Creo, estoy casi segura, que oraba para que la verdad se abriera paso, para que un día, cuando fuera posible, nosotros, sus hijos putativos, pudiéramos defender esos valores, esos principios que él defendió hasta la muerte. Y sus carceleros, los que lo dejaron morir de sed, de hambre, los que lo enterraron sigilosos, de noche en el Cementerio Colón de La Habana, en una tumba sin nombre, pensaron que había terminado el problema con su muerte. Que las huelgas, las protestas, las demandas de los miles de presos políticos se reducirían ahora que se sabía que los militares eran capaces de matar hasta a Boitel, el conocido líder estudiantil, miembro del Movimiento 26 de julio, que luchó contra Batista, que fue exiliado en Venezuela, que desde el exilio transmitía hacia Cuba por onda corta, que movilizó a juventudes latinoamericanas para apoyar la lucha de liberación del pueblo cubano contra la dictadura batistiana. El intocable, el rebelde, el profeta estaba muerto, enterrado, acabado ya.
Se equivocaron. Boitel volvió a nacer años más tarde, en la lucha de aquellos niños que se hicieron hombres y no aguantaron vivir con el yugo y el grillete, y se rebelaron y fueron a cumplir prisión a los mismos corredores sucios y malolientes, a las mismas celdas tapiadas por donde pasó él. Y su nombre, su historia, contada en secreto, pasada de viejos a jóvenes, llegó al corazón de esos jóvenes y lo tomaron como bandera, y encontraron su tumba perdida y sin nombre, y le pusieron flores, y los mismos que lo asesinaron tuvieron que volver sobre sus pasos al Cementerio Colón para vigilar, escondidos en la noche, de nuevo, ese incómodo homenaje que les recordaba su crimen.

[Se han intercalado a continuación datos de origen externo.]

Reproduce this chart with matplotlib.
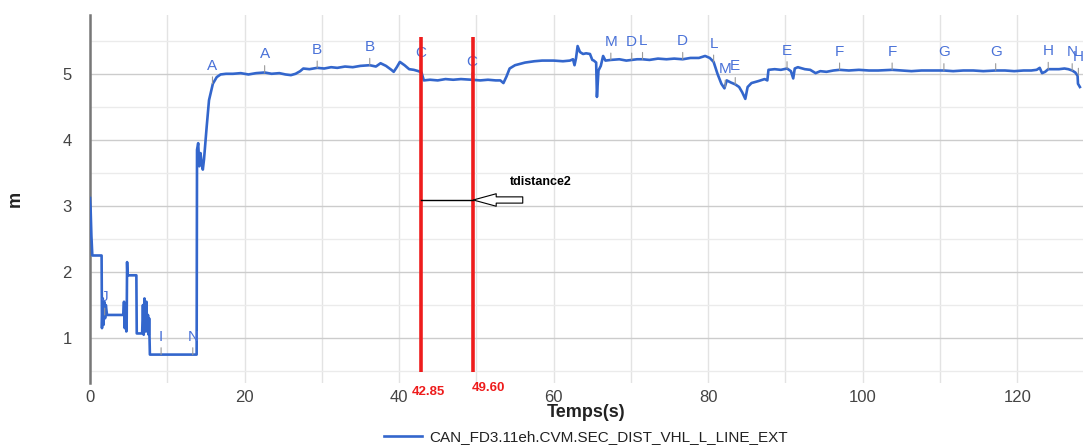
import numpy as np
import matplotlib
matplotlib.use("Agg")
import matplotlib.pyplot as plt
from matplotlib.ticker import MultipleLocator

plt.rcParams['font.family'] = ['Liberation Sans', 'DejaVu Sans']

# signal samples (time in s, distance in m)
t_start = [0.0, 0.08, 0.18, 0.3, 1.5, 1.55, 1.65, 1.75, 1.85, 1.95, 2.05, 2.2, 4.3, 4.4, 4.5, 4.6, 4.7,
           4.75, 4.8, 4.85, 6.0, 6.05, 6.75, 6.85, 6.95, 7.05, 7.15, 7.3, 7.4, 7.5, 7.6, 7.65, 7.7, 7.75]
v_start = [3.12, 2.95, 2.55, 2.25, 2.25, 1.15, 1.60, 1.20, 1.55, 1.30, 1.50, 1.35, 1.35, 1.55, 1.15, 1.50, 1.10,
           1.30, 2.15, 1.95, 1.95, 1.07, 1.07, 1.50, 1.05, 1.60, 1.10, 1.55, 1.10, 1.35, 1.05, 1.30, 1.05, 0.75]

t_rise = [13.8, 13.85, 14.0, 14.15, 14.3, 14.45, 14.6, 14.75, 15.1, 15.4, 15.9, 16.4, 16.9, 17.6]
v_rise = [0.75, 3.85, 3.95, 3.60, 3.80, 3.65, 3.55, 3.70, 4.20, 4.60, 4.85, 4.95, 4.99, 5.00]

t_first = [18.5, 19.5, 20.5, 21.5, 22.6, 23.5, 24.5, 25.3, 26.0, 26.6, 27.2, 27.6, 28.4, 29.4, 30.3, 31.2, 32.0,
           33.0, 34.0, 35.0, 36.2, 37.0, 37.6, 38.3, 39.0, 39.3, 39.7, 40.1, 40.7, 41.3, 41.9, 42.5, 42.9, 43.2]
v_first = [5.00, 5.01, 4.99, 5.01, 5.02, 5.00, 5.01, 4.99, 4.98, 5.00, 5.04, 5.08, 5.07, 5.09, 5.08, 5.10, 5.09,
           5.11, 5.10, 5.12, 5.13, 5.11, 5.16, 5.12, 5.06, 5.03, 5.10, 5.18, 5.13, 5.07, 5.06, 5.04, 5.02, 4.90]

t_flat = [44.0, 45.0, 46.0, 47.0, 48.0, 49.4, 50.5, 51.5, 52.5, 53.1, 53.5, 53.9]
v_flat = [4.91, 4.90, 4.92, 4.91, 4.92, 4.91, 4.90, 4.91, 4.90, 4.90, 4.86, 4.96]

t_mid = [54.3, 55.0, 56.3, 57.5, 58.5, 60.0, 61.2, 62.1, 62.5, 62.7, 62.9, 63.1, 63.4, 63.8, 64.2, 64.7,
         65.0, 65.2, 65.5, 65.6, 65.8, 66.1, 66.4, 66.7]
v_mid = [5.08, 5.13, 5.17, 5.19, 5.20, 5.20, 5.19, 5.20, 5.22, 5.13, 5.24, 5.42, 5.33, 5.30, 5.31, 5.30,
         5.21, 5.20, 5.17, 4.65, 5.05, 5.12, 5.27, 5.20]

t_high = [67.4, 68.5, 69.4, 70.1, 70.8, 71.5, 72.4, 73.5, 74.6, 75.6, 76.7, 77.7, 78.8, 79.6, 80.2,
          80.7, 81.2, 81.7, 82.1, 82.4, 82.9, 83.5, 84.0, 84.4, 84.8, 85.1, 85.6, 86.5, 87.3, 87.65]
v_high = [5.21, 5.22, 5.20, 5.21, 5.22, 5.22, 5.21, 5.23, 5.22, 5.23, 5.22, 5.24, 5.24, 5.27, 5.24,
          5.18, 5.00, 4.85, 4.78, 4.90, 4.87, 4.84, 4.80, 4.72, 4.62, 4.80, 4.86, 4.89, 4.92, 4.90]

t_end = [87.8, 88.6, 89.4, 90.2, 90.7, 91.0, 91.2, 91.6, 92.5, 93.2, 93.9, 94.5, 95.3, 96.2, 97.0,
         98.2, 99.5, 100.8, 102.0, 103.8, 105.0, 106.3, 107.6, 108.8, 110.5, 111.7, 113.0, 114.3,
         115.6, 117.2, 118.4, 119.6, 120.8, 121.8, 122.5, 122.9, 123.2, 123.6, 124.0, 124.6, 125.4,
         126.1, 126.6, 127.1, 127.5, 127.8, 127.85, 128.1]
v_end = [5.06, 5.07, 5.06, 5.08, 5.04, 4.93, 5.08, 5.10, 5.07, 5.06, 5.01, 5.04, 5.03, 5.05, 5.06,
         5.05, 5.06, 5.05, 5.05, 5.06, 5.05, 5.04, 5.05, 5.05, 5.05, 5.04, 5.05, 5.05,
         5.04, 5.05, 5.05, 5.04, 5.05, 5.05, 5.06, 5.09, 5.01, 5.03, 5.07, 5.07, 5.07,
         5.08, 5.07, 5.05, 5.02, 4.97, 4.85, 4.80]

# letter annotations on the curve
ann_t = [1.9, 9.2, 13.3, 15.85, 22.6, 29.4, 36.2, 42.75, 49.4, 67.4, 70.1, 71.5, 76.7, 80.7,
         82.2, 83.5, 90.2, 97.0, 103.8, 110.5, 117.2, 124.0, 127.1, 127.9]
ann_v = [1.35, 0.75, 0.75, 4.85, 5.02, 5.09, 5.13, 5.04, 4.91, 5.21, 5.21, 5.22, 5.22, 5.18,
         4.80, 4.84, 5.08, 5.06, 5.06, 5.05, 5.05, 5.07, 5.05, 4.98]
ann_txt = ['J', 'I', 'N', 'A', 'A', 'B', 'B', 'C', 'C', 'M', 'D', 'L', 'D', 'L',
           'M', 'E', 'E', 'F', 'F', 'G', 'G', 'H', 'N', 'H']

# cursors
cursor_t = [42.85, 49.60]
cursor_lbl = ['42.85', '49.60']
cursor_lbl_x = [41.7, 49.4]
cursor_lbl_y = [0.18, 0.24]
delta_y = 3.09
delta_name = 'tdistance2'

series_name = 'CAN_FD3.11eh.CVM.SEC_DIST_VHL_L_LINE_EXT'

t = np.concatenate([t_start, t_rise, t_first, t_flat, t_mid, t_high, t_end])
v = np.concatenate([v_start, v_rise, v_first, v_flat, v_mid, v_high, v_end])

fig = plt.figure(figsize=(10.84, 4.48), dpi=100)
fig.set_facecolor('white')
ax = fig.add_axes([90 / 1084, 65 / 448, 993 / 1084, 368 / 448])

line, = ax.plot(t, v, color='#3366cc', lw=1.9, zorder=3, label=series_name)

for x, y, s in zip(ann_t, ann_v, ann_txt):
    ax.annotate(s, xy=(x, y), xytext=(0, 14), textcoords='offset pixels',
                ha='center', va='baseline', fontsize=11, color='#4a72d8',
                arrowprops=dict(arrowstyle='-', color='#999999', lw=0.8,
                                shrinkA=1, shrinkB=0),
                zorder=4, annotation_clip=False)

# red cursors and their labels
ax.vlines(cursor_t, 0.48, 5.55, colors='#ee1c1c', lw=2.6, zorder=5)
for x, y, s in zip(cursor_lbl_x, cursor_lbl_y, cursor_lbl):
    ax.text(x, y, s, color='#ee1c1c', fontsize=9.5, fontweight='bold',
            ha='left', va='center', clip_on=False)

# delta marker between cursors
ax.plot(cursor_t, [delta_y, delta_y], color='black', lw=1, zorder=6)
ax.annotate('', xy=(cursor_t[1], delta_y), xytext=(56.0, delta_y),
            arrowprops=dict(arrowstyle='simple,head_length=1.1,head_width=0.6,tail_width=0.3',
                            fc='white', ec='black', lw=0.8, shrinkA=0, shrinkB=0,
                            mutation_scale=15),
            zorder=6)
ax.text(54.3, 3.36, delta_name, fontsize=9, fontweight='bold', ha='left', va='center')

ax.set_xlim(0, 128.5)
ax.set_ylim(0.32, 5.89)
ax.xaxis.set_major_locator(MultipleLocator(20))
ax.xaxis.set_minor_locator(MultipleLocator(10))
ax.yaxis.set_major_locator(MultipleLocator(1))
ax.yaxis.set_minor_locator(MultipleLocator(0.5))
ax.grid(axis='y', which='major', color='#cccccc', lw=1)
ax.grid(axis='y', which='minor', color='#ebebeb', lw=1)
ax.grid(axis='x', which='both', color='#e3e3e3', lw=1)
ax.set_axisbelow(True)

ax.tick_params(which='both', length=0)
ax.tick_params(axis='x', labelsize=12, labelcolor='#444444', pad=5)
ax.tick_params(axis='y', labelsize=12, labelcolor='#444444', pad=13)
for side in ['top', 'right', 'bottom']:
    ax.spines[side].set_visible(False)
ax.spines['left'].set_color('#777777')
ax.spines['left'].set_linewidth(1.8)
ax.spines['left'].set_zorder(2)

ax.set_ylabel('m', fontsize=13, fontweight='bold', color='#222222')
ax.yaxis.set_label_coords(-0.0755, 0.5)
ax.yaxis.label.set_va('center')
ax.set_xlabel('Temps(s)', fontsize=13, fontweight='bold', color='#222222')
ax.xaxis.set_label_coords(0.5, -0.0815)
ax.xaxis.label.set_va('center')

fig.legend(handles=[line], loc='center', bbox_to_anchor=(586 / 1084, 11 / 448),
           frameon=False, fontsize=11, handlelength=2.5, handletextpad=0.5,
           labelcolor='#222222')

fig.savefig('out.png', dpi=100)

Y otros comenzaron a morir también como Boitel, de hambre y sed, sin bajar la cabeza ante la mentira, gritando su nombre bien alto, entre las paredes grises donde sufrían dolor, y donde también oraban por el futuro. Orlando Zapata Tamayo, el cubano rebelde que en sus protestas contra los abusos y golpizas a otros presos y a él mismo, gritaba Boitel vive, es ahora otra luz, potente y clara, lanzada también desde la oscuridad, convertida también en cirio libertario. Y su tumba, esta vez en Oriente, se hizo un punto de encuentro, de resistencia, y oración, y sus hermanos la llenaron de flores, y otra vez los que lo asesinaron tuvieron que vigilar, y acosar, para impedir que su pueblo lo recordara, pero tampoco pudieron impedirlo. ¡Zapata vive!

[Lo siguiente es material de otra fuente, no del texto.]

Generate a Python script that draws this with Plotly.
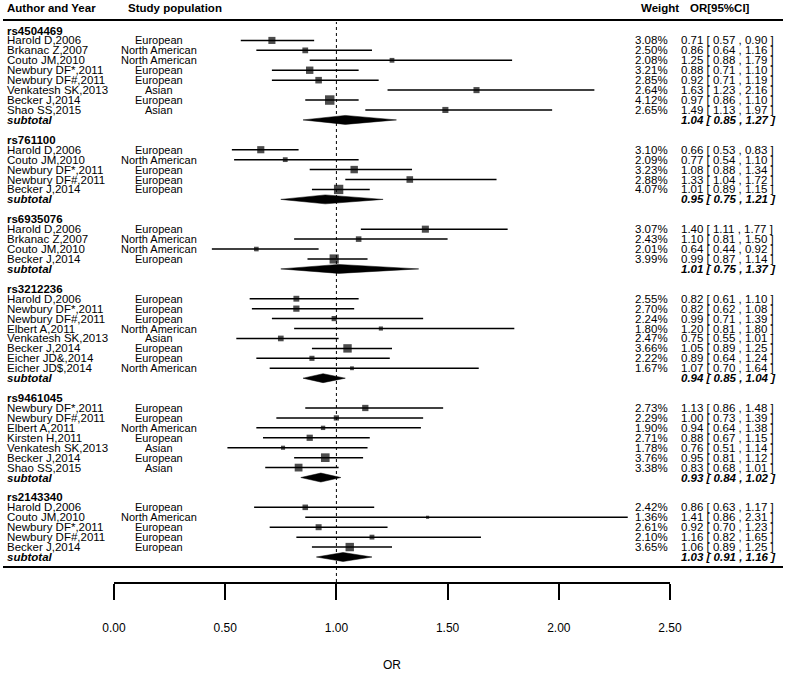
import plotly.graph_objects as go

# ---------------- data ----------------
snps = ["rs4504469", "rs761100", "rs6935076", "rs3212236", "rs9461045", "rs2143340"]

study_snp = [0]*8 + [1]*5 + [2]*4 + [3]*8 + [4]*7 + [5]*5
study_author = [
    "Harold D,2006", "Brkanac Z,2007", "Couto JM,2010", "Newbury DF*,2011", "Newbury DF#,2011",
    "Venkatesh SK,2013", "Becker J,2014", "Shao SS,2015",
    "Harold D,2006", "Couto JM,2010", "Newbury DF*,2011", "Newbury DF#,2011", "Becker J,2014",
    "Harold D,2006", "Brkanac Z,2007", "Couto JM,2010", "Becker J,2014",
    "Harold D,2006", "Newbury DF*,2011", "Newbury DF#,2011", "Elbert A,2011", "Venkatesh SK,2013",
    "Becker J,2014", "Eicher JD&,2014", "Eicher JD$,2014",
    "Newbury DF*,2011", "Newbury DF#,2011", "Elbert A,2011", "Kirsten H,2011", "Venkatesh SK,2013",
    "Becker J,2014", "Shao SS,2015",
    "Harold D,2006", "Couto JM,2010", "Newbury DF*,2011", "Newbury DF#,2011", "Becker J,2014",
]
study_population = [
    "European", "North American", "North American", "European", "European", "Asian", "European", "Asian",
    "European", "North American", "European", "European", "European",
    "European", "North American", "North American", "European",
    "European", "European", "European", "North American", "Asian", "European", "European", "North American",
    "European", "European", "North American", "European", "Asian", "European", "Asian",
    "European", "North American", "European", "European", "European",
]
study_weight = [
    3.08, 2.50, 2.08, 3.21, 2.85, 2.64, 4.12, 2.65,
    3.10, 2.09, 3.23, 2.88, 4.07,
    3.07, 2.43, 2.01, 3.99,
    2.55, 2.70, 2.24, 1.80, 2.47, 3.66, 2.22, 1.67,
    2.73, 2.29, 1.90, 2.71, 1.78, 3.76, 3.38,
    2.42, 1.36, 2.61, 2.10, 3.65,
]
study_or = [
    0.71, 0.86, 1.25, 0.88, 0.92, 1.63, 0.97, 1.49,
    0.66, 0.77, 1.08, 1.33, 1.01,
    1.40, 1.10, 0.64, 0.99,
    0.82, 0.82, 0.99, 1.20, 0.75, 1.05, 0.89, 1.07,
    1.13, 1.00, 0.94, 0.88, 0.76, 0.95, 0.83,
    0.86, 1.41, 0.92, 1.16, 1.06,
]
study_lo = [
    0.57, 0.64, 0.88, 0.71, 0.71, 1.23, 0.86, 1.13,
    0.53, 0.54, 0.88, 1.04, 0.89,
    1.11, 0.81, 0.44, 0.87,
    0.61, 0.62, 0.71, 0.81, 0.55, 0.89, 0.64, 0.70,
    0.86, 0.73, 0.64, 0.67, 0.51, 0.81, 0.68,
    0.63, 0.86, 0.70, 0.82, 0.89,
]
study_hi = [
    0.90, 1.16, 1.79, 1.10, 1.19, 2.16, 1.10, 1.97,
    0.83, 1.10, 1.34, 1.72, 1.15,
    1.77, 1.50, 0.92, 1.14,
    1.10, 1.08, 1.39, 1.80, 1.01, 1.25, 1.24, 1.64,
    1.48, 1.39, 1.38, 1.15, 1.14, 1.12, 1.01,
    1.17, 2.31, 1.23, 1.65, 1.25,
]
subtotal_or = [1.04, 0.95, 1.01, 0.94, 0.93, 1.03]
subtotal_lo = [0.85, 0.75, 0.75, 0.85, 0.84, 0.91]
subtotal_hi = [1.27, 1.21, 1.37, 1.04, 1.02, 1.16]

x_ticks = [0.0, 0.5, 1.0, 1.5, 2.0, 2.5]

# ---------------- layout constants ----------------
W, H = 787, 676
PLOT_L, PLOT_R = 114, 670          # x of OR 0 and OR 2.5
PLOT_BOTTOM = 582                  # y of the OR axis line
ROW0_PX, ROW_PX = 30.5, 9.934      # first row centre, row spacing

FONT = "Liberation Sans, Arial, sans-serif"
FS = 11.5
BLACK = "#000000"


def px_x(p):
    return (p - PLOT_L) / (PLOT_R - PLOT_L)


def px_y(p):
    return (PLOT_BOTTOM - p) / PLOT_BOTTOM


# ---------------- rows ----------------
header_rows, study_rows, subtotal_rows = [], [], []
row = 0
for g in range(len(snps)):
    header_rows.append(row)
    row += 1
    for i, s in enumerate(study_snp):
        if s == g:
            study_rows.append(row)
            row += 1
    subtotal_rows.append(row)
    row += 2

fig = go.Figure()

# study boxes with CI whiskers
fig.add_trace(go.Scatter(
    x=study_or, y=study_rows, mode="markers",
    marker=dict(symbol="square", color=BLACK, size=[w * 2.3 for w in study_weight], line=dict(width=0)),
    error_x=dict(type="data", symmetric=False,
                 array=[h - o for h, o in zip(study_hi, study_or)],
                 arrayminus=[o - l for o, l in zip(study_or, study_lo)],
                 color=BLACK, thickness=1.5, width=0),
    cliponaxis=False, hoverinfo="skip", showlegend=False,
))

# subtotal diamonds
half = 0.45
for o, l, h, r in zip(subtotal_or, subtotal_lo, subtotal_hi, subtotal_rows):
    fig.add_trace(go.Scatter(
        x=[l, o, h, o, l], y=[r, r - half, r, r + half, r],
        mode="lines", fill="toself", fillcolor=BLACK,
        line=dict(color=BLACK, width=0.5), cliponaxis=False,
        hoverinfo="skip", showlegend=False,
    ))

# reference line at OR = 1
fig.add_shape(type="line", xref="x", yref="paper", x0=1, x1=1, y0=0, y1=px_y(22),
              line=dict(color=BLACK, width=1, dash="dot"))

# horizontal separators
for yy, wdt in [(20, 2), (567, 2)]:
    fig.add_shape(type="line", xref="paper", yref="paper",
                  x0=px_x(3), x1=px_x(783), y0=px_y(yy), y1=px_y(yy),
                  line=dict(color=BLACK, width=wdt))

ann = []


def text(x, y, t, anchor="left", bold=False, italic=False, yref="y", size=FS):
    s = t
    if bold:
        s = "<b>" + s + "</b>"
    if italic:
        s = "<i>" + s + "</i>"
    ann.append(dict(x=x, y=y, xref="paper", yref=yref, text=s, showarrow=False,
                    xanchor=anchor, yanchor="middle", font=dict(family=FONT, size=size, color=BLACK)))


# column headers
hy = px_y(8)
text(px_x(5), hy, "Author and Year", bold=True, yref="paper")
text(px_x(126), hy, "Study population", bold=True, yref="paper")
text(px_x(681), hy, "Weight", anchor="right", bold=True, yref="paper")
text(px_x(688), hy, "OR[95%CI]", bold=True, yref="paper")

AUTH_X = px_x(5)
POP_X = px_x(159)
WT_X = px_x(670)
OR_X = px_x(679)

for g, snp in enumerate(snps):
    text(AUTH_X, header_rows[g], snp, bold=True)
    text(AUTH_X, subtotal_rows[g], "subtotal", bold=True, italic=True)
    text(OR_X, subtotal_rows[g],
         f"{subtotal_or[g]:.2f} [ {subtotal_lo[g]:.2f} , {subtotal_hi[g]:.2f} ]", bold=True, italic=True)

for i in range(len(study_author)):
    r = study_rows[i]
    text(AUTH_X, r, study_author[i])
    text(POP_X, r, study_population[i], anchor="center", size=11)
    text(WT_X, r, f"{study_weight[i]:.2f}%", anchor="right")
    text(OR_X, r, f"{study_or[i]:.2f} [ {study_lo[i]:.2f} , {study_hi[i]:.2f} ]")

AX_FONT = dict(family="Liberation Sans Narrow, Liberation Sans, Arial", size=12, color=BLACK)
fig.update_layout(
    width=W, height=H,
    margin=dict(l=PLOT_L, r=W - PLOT_R, t=0, b=H - PLOT_BOTTOM, pad=0),
    paper_bgcolor="white", plot_bgcolor="white",
    annotations=ann,
    xaxis=dict(range=[0, 2.5], tickvals=x_ticks, tickformat=".2f",
               showline=True, linecolor=BLACK, linewidth=1.5,
               ticks="outside", ticklen=16, tickwidth=1.5, tickcolor=BLACK,
               ticklabelstandoff=18, showgrid=False, zeroline=False,
               tickfont=AX_FONT,
               title=dict(text="OR", standoff=26, font=AX_FONT)),
    yaxis=dict(range=[(PLOT_BOTTOM - ROW0_PX) / ROW_PX, -ROW0_PX / ROW_PX],
               visible=False, showgrid=False, zeroline=False),
)

fig.write_html("out.html", config={"displayModeBar": False},
               post_script="document.body.style.margin='0px';")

Y por las carreteras profundas del Oriente, otro día de luz y de heroísmo, andaban abriendo caminos en el alma nacional dos profetas, Oswaldo Payá Sardiñas y Harold Cepero, y el odio encarnado en sus perseguidores, los hizo mártires de la sufrida Cuba, nuevos mártires, testigos del amor supremo. Los asesinaron. Y sus tumbas ahora también son vigiladas, y sus asesinos se apostan para intimidar, impedir, documentar los hechos, que vuelven a repetirse. Porque la familia persiste, los hermanos, los hijos, persisten con las oraciones y las flores, y de nuevo no pueden impedir que un grito alto, claro, inalterable se levante entre los árboles antiguos: ¡Oswaldo y Harold viven!
Esos árboles que vieron caminar a Clara Abraham, vestida de negro, con el rosario en la mano y los ojos llorosos, buscando la tumba donde los asesinos habían enterrado a su amado hijo, su Pedro, hoy miran el paso firme de otras mujeres, que llevan flores y oraciones a esas otras tumbas sagradas.

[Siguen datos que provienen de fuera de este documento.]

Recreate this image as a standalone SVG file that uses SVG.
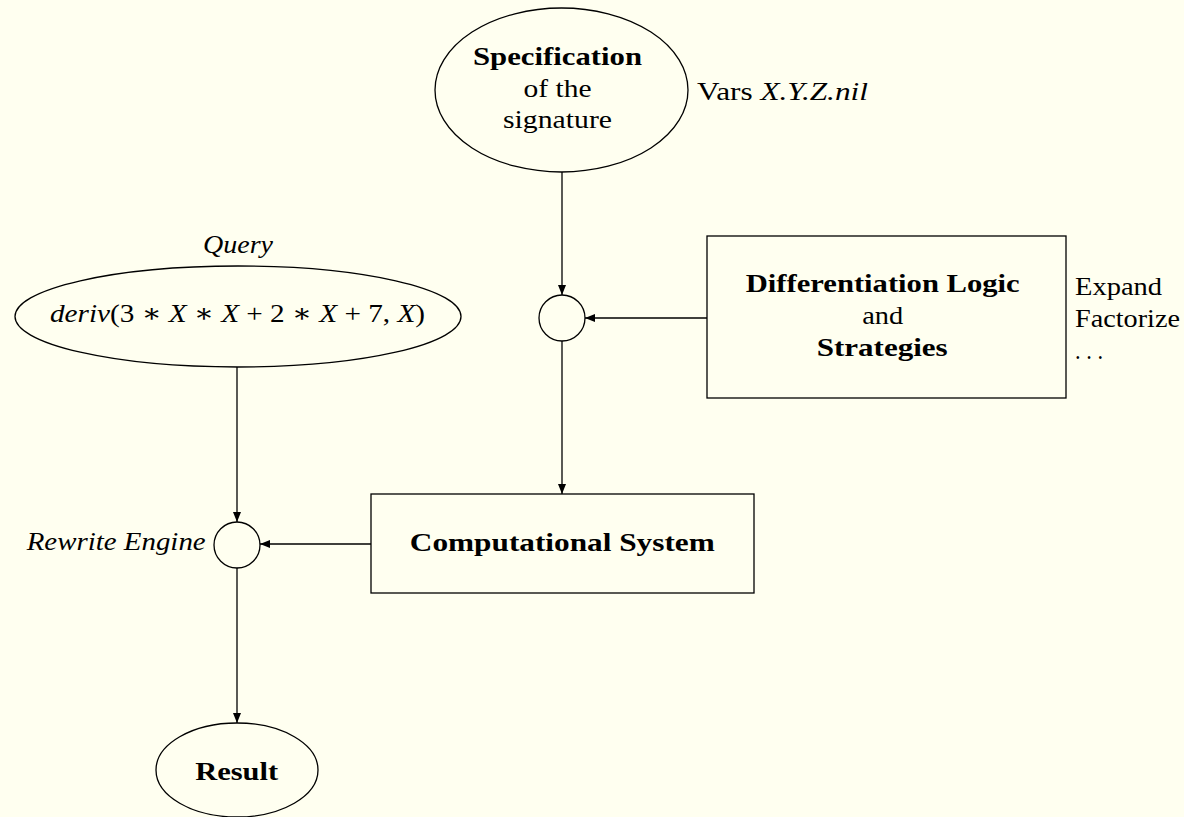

Boitel, una, otra y mil veces vuelve a nacer, para sorpresa de los mismos asesinos, de los mismos sicarios que no pueden ocultar su miedo: Pedro, Carmelo, Orlando, Wilman, Oswaldo, Harold, la lista de tumbas y de luces se multiplica irremediablemente antes sus ojos escépticos, ante su mirada atónita, porque no entienden, como nos enseñó Martí, que hay hombres que hasta después de muertos dan luz de aurora.